→ Objective:
Print word for word the first line of the listing below and every line after it, through the line with "-4.9, -3.9, -3.1];". Leave out the pictures and the rest.
# START OF Dataset excerpt
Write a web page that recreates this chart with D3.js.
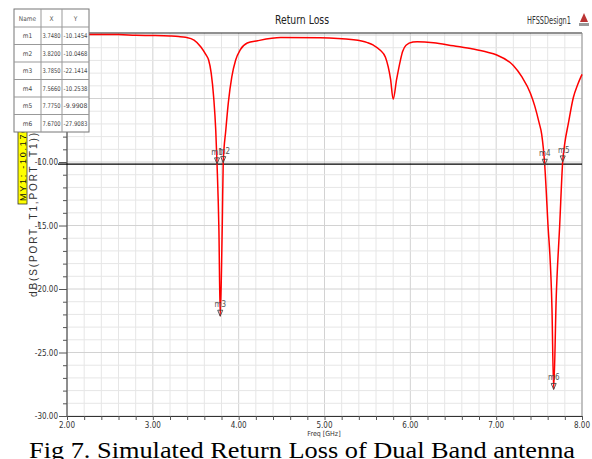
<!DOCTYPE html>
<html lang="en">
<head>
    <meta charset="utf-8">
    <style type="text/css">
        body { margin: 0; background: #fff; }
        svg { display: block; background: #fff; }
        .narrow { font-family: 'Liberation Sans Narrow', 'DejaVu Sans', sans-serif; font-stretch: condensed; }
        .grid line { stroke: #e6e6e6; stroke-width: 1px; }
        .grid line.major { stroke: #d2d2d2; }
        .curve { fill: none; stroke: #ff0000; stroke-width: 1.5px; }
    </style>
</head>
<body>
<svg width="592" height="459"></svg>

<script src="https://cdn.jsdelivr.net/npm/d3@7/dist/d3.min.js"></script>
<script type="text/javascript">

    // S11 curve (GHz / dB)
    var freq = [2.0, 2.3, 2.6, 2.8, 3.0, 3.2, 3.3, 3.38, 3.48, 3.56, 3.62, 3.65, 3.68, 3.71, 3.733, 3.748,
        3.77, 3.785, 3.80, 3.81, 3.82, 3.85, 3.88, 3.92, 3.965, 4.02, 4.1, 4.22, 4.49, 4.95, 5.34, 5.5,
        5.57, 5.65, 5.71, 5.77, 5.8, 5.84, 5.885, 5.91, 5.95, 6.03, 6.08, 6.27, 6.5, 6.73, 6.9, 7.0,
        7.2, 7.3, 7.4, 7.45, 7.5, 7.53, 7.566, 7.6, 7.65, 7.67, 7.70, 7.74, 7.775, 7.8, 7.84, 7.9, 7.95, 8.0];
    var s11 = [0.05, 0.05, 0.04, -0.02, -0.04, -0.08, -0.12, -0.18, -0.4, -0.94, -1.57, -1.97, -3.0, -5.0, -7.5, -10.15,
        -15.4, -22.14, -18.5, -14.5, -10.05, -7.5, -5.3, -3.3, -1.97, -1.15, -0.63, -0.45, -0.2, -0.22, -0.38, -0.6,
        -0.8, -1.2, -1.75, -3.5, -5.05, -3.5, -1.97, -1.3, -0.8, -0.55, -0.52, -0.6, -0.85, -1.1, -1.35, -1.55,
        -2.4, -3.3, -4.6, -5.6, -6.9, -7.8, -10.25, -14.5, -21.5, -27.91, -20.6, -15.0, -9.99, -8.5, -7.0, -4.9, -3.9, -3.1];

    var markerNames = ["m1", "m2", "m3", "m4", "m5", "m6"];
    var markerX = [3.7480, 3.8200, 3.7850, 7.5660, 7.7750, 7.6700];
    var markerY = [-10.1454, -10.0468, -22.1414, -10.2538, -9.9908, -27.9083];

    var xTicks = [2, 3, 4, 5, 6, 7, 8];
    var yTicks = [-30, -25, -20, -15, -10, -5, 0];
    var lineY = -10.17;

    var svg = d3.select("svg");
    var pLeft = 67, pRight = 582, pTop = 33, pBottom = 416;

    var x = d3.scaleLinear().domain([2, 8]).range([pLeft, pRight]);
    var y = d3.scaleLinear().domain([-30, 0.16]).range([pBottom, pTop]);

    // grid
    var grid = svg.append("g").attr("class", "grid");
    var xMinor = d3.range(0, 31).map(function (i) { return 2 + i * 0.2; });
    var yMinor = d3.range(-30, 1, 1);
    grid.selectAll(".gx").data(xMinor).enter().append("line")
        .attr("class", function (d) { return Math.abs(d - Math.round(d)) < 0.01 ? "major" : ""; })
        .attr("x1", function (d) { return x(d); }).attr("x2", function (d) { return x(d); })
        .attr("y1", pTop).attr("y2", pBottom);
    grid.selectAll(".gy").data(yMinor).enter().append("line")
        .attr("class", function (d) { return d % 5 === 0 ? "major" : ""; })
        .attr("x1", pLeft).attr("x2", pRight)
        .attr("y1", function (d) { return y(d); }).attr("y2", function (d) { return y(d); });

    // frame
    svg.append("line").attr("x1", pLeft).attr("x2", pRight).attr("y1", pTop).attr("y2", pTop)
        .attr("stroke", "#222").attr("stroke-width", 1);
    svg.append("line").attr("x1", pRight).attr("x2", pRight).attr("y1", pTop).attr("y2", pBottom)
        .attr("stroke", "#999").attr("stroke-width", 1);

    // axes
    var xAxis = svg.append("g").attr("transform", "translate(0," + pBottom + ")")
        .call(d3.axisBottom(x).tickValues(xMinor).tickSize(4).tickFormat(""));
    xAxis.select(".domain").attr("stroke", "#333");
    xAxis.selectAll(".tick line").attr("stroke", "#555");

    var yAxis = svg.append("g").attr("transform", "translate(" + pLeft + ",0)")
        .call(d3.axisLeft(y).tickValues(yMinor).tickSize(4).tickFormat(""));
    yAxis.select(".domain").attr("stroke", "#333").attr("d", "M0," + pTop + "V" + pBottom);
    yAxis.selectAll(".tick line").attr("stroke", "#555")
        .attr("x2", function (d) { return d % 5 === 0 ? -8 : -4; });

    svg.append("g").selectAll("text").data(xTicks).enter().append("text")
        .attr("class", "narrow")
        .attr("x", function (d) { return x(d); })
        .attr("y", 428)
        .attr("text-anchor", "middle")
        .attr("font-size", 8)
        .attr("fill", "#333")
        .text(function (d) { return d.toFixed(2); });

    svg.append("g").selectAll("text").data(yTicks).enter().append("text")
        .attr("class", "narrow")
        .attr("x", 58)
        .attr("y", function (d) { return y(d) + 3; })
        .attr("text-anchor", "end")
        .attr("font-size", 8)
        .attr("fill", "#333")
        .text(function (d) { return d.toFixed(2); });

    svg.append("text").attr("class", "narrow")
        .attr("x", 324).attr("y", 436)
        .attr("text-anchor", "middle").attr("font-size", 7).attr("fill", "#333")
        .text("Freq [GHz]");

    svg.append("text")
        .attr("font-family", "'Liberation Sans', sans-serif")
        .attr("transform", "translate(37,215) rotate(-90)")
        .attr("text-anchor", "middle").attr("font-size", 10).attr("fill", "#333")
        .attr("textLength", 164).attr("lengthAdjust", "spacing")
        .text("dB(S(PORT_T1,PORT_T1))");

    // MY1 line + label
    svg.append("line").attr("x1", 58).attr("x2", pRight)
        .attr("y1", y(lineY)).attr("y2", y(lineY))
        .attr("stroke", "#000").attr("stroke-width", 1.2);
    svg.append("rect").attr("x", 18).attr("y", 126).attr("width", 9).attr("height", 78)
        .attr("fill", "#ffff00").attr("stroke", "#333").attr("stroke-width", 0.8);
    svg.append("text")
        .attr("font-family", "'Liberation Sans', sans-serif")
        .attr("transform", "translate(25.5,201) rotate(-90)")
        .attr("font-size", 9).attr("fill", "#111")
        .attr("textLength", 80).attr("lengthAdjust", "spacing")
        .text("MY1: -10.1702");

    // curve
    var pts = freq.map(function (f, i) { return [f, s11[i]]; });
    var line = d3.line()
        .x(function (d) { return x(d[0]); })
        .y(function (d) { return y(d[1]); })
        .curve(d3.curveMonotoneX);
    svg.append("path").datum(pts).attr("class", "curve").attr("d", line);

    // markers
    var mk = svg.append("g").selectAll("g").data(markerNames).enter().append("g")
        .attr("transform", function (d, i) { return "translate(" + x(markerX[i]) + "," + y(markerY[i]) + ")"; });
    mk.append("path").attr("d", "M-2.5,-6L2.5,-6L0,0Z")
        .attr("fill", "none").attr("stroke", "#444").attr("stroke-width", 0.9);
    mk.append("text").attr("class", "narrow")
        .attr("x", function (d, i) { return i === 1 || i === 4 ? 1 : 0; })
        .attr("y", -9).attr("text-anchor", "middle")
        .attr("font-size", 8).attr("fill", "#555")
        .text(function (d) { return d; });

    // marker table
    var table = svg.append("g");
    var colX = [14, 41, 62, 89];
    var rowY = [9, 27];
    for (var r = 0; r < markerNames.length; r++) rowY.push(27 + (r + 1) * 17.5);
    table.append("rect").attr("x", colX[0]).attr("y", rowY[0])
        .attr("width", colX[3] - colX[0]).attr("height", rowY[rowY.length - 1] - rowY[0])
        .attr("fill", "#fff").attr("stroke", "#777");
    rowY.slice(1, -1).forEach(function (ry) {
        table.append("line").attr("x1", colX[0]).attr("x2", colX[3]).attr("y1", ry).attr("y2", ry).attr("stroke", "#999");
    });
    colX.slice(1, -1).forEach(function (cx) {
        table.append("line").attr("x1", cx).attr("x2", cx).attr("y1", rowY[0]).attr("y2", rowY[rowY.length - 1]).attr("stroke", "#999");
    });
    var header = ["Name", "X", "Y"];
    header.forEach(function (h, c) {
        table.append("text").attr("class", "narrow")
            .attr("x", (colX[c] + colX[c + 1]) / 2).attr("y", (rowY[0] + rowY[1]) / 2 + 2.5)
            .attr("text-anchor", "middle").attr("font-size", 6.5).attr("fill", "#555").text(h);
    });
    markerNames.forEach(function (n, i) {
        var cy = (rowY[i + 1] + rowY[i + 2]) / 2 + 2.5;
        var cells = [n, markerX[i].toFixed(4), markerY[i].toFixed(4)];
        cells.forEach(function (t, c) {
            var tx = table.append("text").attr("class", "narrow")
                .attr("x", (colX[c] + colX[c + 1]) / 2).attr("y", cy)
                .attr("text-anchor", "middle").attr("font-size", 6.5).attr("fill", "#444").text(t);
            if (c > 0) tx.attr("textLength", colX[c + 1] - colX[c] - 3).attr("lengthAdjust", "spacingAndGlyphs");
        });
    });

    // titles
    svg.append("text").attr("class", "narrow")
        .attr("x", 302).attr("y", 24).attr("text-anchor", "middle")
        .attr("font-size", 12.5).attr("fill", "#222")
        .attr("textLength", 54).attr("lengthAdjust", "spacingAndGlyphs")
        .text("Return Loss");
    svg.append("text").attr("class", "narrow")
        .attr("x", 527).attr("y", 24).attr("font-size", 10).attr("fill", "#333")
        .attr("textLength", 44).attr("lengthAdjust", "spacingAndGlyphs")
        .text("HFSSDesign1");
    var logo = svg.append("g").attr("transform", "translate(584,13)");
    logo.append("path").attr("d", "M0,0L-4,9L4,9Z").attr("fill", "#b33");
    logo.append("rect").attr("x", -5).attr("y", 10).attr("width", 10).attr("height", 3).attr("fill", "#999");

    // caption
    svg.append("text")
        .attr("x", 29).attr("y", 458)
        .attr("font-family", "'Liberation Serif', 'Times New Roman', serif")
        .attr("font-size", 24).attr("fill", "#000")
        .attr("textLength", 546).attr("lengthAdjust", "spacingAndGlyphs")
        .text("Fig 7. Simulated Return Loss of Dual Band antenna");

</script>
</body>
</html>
# END OF Dataset excerpt
→ Reply to the task:
Write a web page that recreates this chart with D3.js.
<!DOCTYPE html>
<html lang="en">
<head>
    <meta charset="utf-8">
    <style type="text/css">
        body { margin: 0; background: #fff; }
        svg { display: block; background: #fff; }
        .narrow { font-family: 'Liberation Sans Narrow', 'DejaVu Sans', sans-serif; font-stretch: condensed; }
        .grid line { stroke: #e6e6e6; stroke-width: 1px; }
        .grid line.major { stroke: #d2d2d2; }
        .curve { fill: none; stroke: #ff0000; stroke-width: 1.5px; }
    </style>
</head>
<body>
<svg width="592" height="459"></svg>

<script src="https://cdn.jsdelivr.net/npm/d3@7/dist/d3.min.js"></script>
<script type="text/javascript">

    // S11 curve (GHz / dB)
    var freq = [2.0, 2.3, 2.6, 2.8, 3.0, 3.2, 3.3, 3.38, 3.48, 3.56, 3.62, 3.65, 3.68, 3.71, 3.733, 3.748,
        3.77, 3.785, 3.80, 3.81, 3.82, 3.85, 3.88, 3.92, 3.965, 4.02, 4.1, 4.22, 4.49, 4.95, 5.34, 5.5,
        5.57, 5.65, 5.71, 5.77, 5.8, 5.84, 5.885, 5.91, 5.95, 6.03, 6.08, 6.27, 6.5, 6.73, 6.9, 7.0,
        7.2, 7.3, 7.4, 7.45, 7.5, 7.53, 7.566, 7.6, 7.65, 7.67, 7.70, 7.74, 7.775, 7.8, 7.84, 7.9, 7.95, 8.0];
    var s11 = [0.05, 0.05, 0.04, -0.02, -0.04, -0.08, -0.12, -0.18, -0.4, -0.94, -1.57, -1.97, -3.0, -5.0, -7.5, -10.15,
        -15.4, -22.14, -18.5, -14.5, -10.05, -7.5, -5.3, -3.3, -1.97, -1.15, -0.63, -0.45, -0.2, -0.22, -0.38, -0.6,
        -0.8, -1.2, -1.75, -3.5, -5.05, -3.5, -1.97, -1.3, -0.8, -0.55, -0.52, -0.6, -0.85, -1.1, -1.35, -1.55,
        -2.4, -3.3, -4.6, -5.6, -6.9, -7.8, -10.25, -14.5, -21.5, -27.91, -20.6, -15.0, -9.99, -8.5, -7.0, -4.9, -3.9, -3.1];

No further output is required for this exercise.